The government will also enact a Great Repeal Bill which will end the primacy of EU law in the UK.
This Great Repeal Bill is expected to incorporate all EU legislation into UK law in one lump, after which the government will decide over a period of time which parts to keep, change or remove.
What Is Article 50?
Article 50 is a plan for any country that wishes to exit the EU.
It was created as part of the Treaty of Lisbon - an agreement signed up to by all EU states which became law in 2009.
Before that treaty, there was no formal mechanism for a country to leave the EU.
It's pretty short, just five paragraphs.
It basically states that any EU member state may decide to quit the EU, but they must notify the European Council and negotiate its withdrawal with the EU.
It goes onto state that there are two years to reach an agreement - unless everyone agrees to extend it - and that the exiting state cannot take part in EU internal discussions about its departure.
Will A Deal Be Reached Within Two Years?
Probably not, according to Kerr, who as well as drafting article 50 is Britain’s most experienced EU negotiator.
He reckons the government has a less than 50% chance of securing an orderly exit within the timeframe and will potentially have to accept a phased departure lasting much longer, prompting “a decade of uncertainty”.

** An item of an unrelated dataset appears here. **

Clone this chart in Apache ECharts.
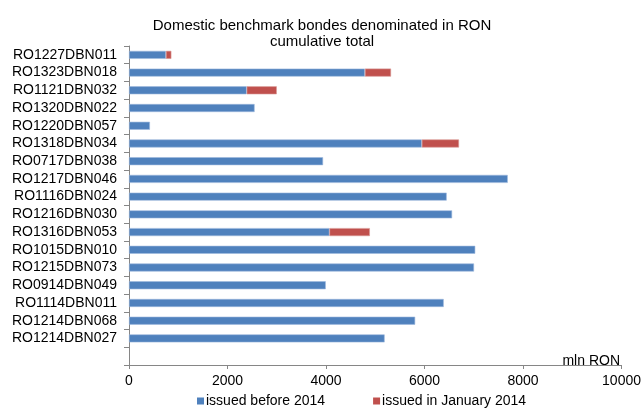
<!DOCTYPE html>
<html>
<head>
<meta charset="utf-8">
<script src="https://cdn.jsdelivr.net/npm/echarts@6/dist/echarts.min.js"></script>
<style>
  html, body { margin: 0; padding: 0; background: #fff; }
  #chart { width: 644px; height: 415px; }
</style>
</head>
<body>
<div id="chart"></div>
<script>
// Bond codes, top to bottom; the trailing blank slot keeps room above the x axis for the unit label
const bonds = [
  'RO1227DBN011', 'RO1323DBN018', 'RO1121DBN032', 'RO1320DBN022', 'RO1220DBN057',
  'RO1318DBN034', 'RO0717DBN038', 'RO1217DBN046', 'RO1116DBN024', 'RO1216DBN030',
  'RO1316DBN053', 'RO1015DBN010', 'RO1215DBN073', 'RO0914DBN049', 'RO1114DBN011',
  'RO1214DBN068', 'RO1214DBN027', ''
];

// Outstanding amounts, mln RON
const issuedBefore2014 = [
  750, 4790, 2390, 2550, 425,
  5945, 3940, 7690, 6450, 6560,
  4070, 7030, 7005, 3995, 6390,
  5810, 5190, null
];
const issuedJan2014 = [
  110, 530, 610, null, null,
  755, null, null, null, null,
  820, null, null, null, null,
  null, null, null
];

const seriesNames = ['issued before 2014', 'issued in January 2014'];
const titleLines = ['Domestic benchmark bondes denominated in RON', 'cumulative total'];
const unitLabel = 'mln RON';

const FONT = 'Liberation Sans, Arial, sans-serif';
const AXIS_GREY = '#868686';

const chart = echarts.init(document.getElementById('chart'), null, { renderer: 'canvas' });

chart.setOption({
  animation: false,
  backgroundColor: '#ffffff',
  title: [
    {
      text: titleLines[0],
      subtext: titleLines[1],
      left: 'center',
      top: 13,
      itemGap: 1,
      textStyle: { fontFamily: FONT, fontSize: 15, fontWeight: 'normal', color: '#000' },
      subtextStyle: { fontFamily: FONT, fontSize: 15, color: '#000' }
    },
    {
      text: unitLabel,
      right: 19,
      top: 349,
      textStyle: { fontFamily: FONT, fontSize: 14, fontWeight: 'normal', color: '#000' }
    }
  ],
  legend: {
    data: seriesNames,
    left: 192,
    top: 389,
    icon: 'rect',
    itemWidth: 7,
    itemHeight: 7,
    itemGap: 48,
    itemStyle: { borderWidth: 0 },
    textStyle: { fontFamily: FONT, fontSize: 14, color: '#000', padding: [0, 0, 0, -3] }
  },
  grid: { left: 129, right: 20, top: 46, bottom: 50, containLabel: false },
  xAxis: {
    type: 'value',
    min: 0,
    max: 10000,
    interval: 2000,
    axisLine: { show: true, lineStyle: { color: AXIS_GREY, width: 1 } },
    axisTick: { show: true, length: 4, lineStyle: { color: AXIS_GREY } },
    splitLine: { show: false },
    axisLabel: {
      fontFamily: FONT, fontSize: 14, color: '#000', margin: 9,
      formatter: (v) => String(v)
    }
  },
  yAxis: {
    type: 'category',
    inverse: true,
    data: bonds,
    axisLine: { show: true, lineStyle: { color: AXIS_GREY, width: 1 } },
    axisTick: { show: true, interval: 0, length: 5, alignWithLabel: false, lineStyle: { color: AXIS_GREY } },
    axisLabel: { interval: 0, fontFamily: FONT, fontSize: 14, color: '#000', margin: 12 }
  },
  series: [
    {
      name: seriesNames[0],
      type: 'bar',
      stack: 'total',
      barWidth: 8,
      data: issuedBefore2014,
      itemStyle: { color: '#4F81BD', borderColor: '#9DB9DD', borderWidth: 0.6 }
    },
    {
      name: seriesNames[1],
      type: 'bar',
      stack: 'total',
      barWidth: 8,
      data: issuedJan2014,
      itemStyle: { color: '#C0504D', borderColor: '#D99794', borderWidth: 0.6 }
    }
  ]
});
</script>
</body>
</html>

Gus O’Donnell, the former cabinet secretary, also reckons it’s highly unlikely a deal can be reached in two years.
Speaking before the referendum he said: “Greenland has a slightly smaller population than Croydon and it has one issue, and that’s fish. So with one issue… it took them not two years, but three. We have multiple issues. The idea that we can do it all in two years I think is highly unlikely.”
What Are The Key Points?
It’s a long list, and even the topics for negotiation are subject to negotiation.
For example, the UK wants trade talks to be part of the leave discussions, but senior figures in the EU think trade should be discussed separately.
While the UK is still part of the EU it is not allowed to negotiate trade deals with non-EU countries.
Another key topic that will need urgent resolution will be the rights of EU citizens living in the UK and British subjects living abroad.
The government ruled out giving EU citizens guaranteed protections before the start of talks, giving rise to fears that they will be used as bargaining chips.
Other pressing but tricky issues include security, migration and border controls.
How To Protect Your Capital
Regarding the market movements, traders can expect above-average volatility and dangerous fluctuations in the market moves, which can bring non-standard situations, and traders may be surprised in several ways.
Traders often believe that if they set a pending order such as Stop-Loss or Profit-Target, then the orders will always be filled. This opinion is theoretically correct, but practically very inaccurate. In fact, your Stop-Loss and Profit-Target orders will be filled, but they do not have to be filled exactly at the price at which you originally set your Stop-Loss or Profit-Target order.
Spreads my increase just a few minutes before the Brexit news therefore if your stop loss is placed too close, you may be out too early before the price moves in the other direction.
Price spikes may happen which can stop you out prematurely if your stop loss order is placed too close to the price action on that date just a few minutes before the Brexit news.
Do not trade heavy, meaning, do not risk a lot of your account in this trade. Never risk more than 2% on a trade.
Make sure you close your trades before the weekend. We might see some weekend gaps on GBP currencies.
So, keep that in the back of your mind should you decide to trade the Brexit news!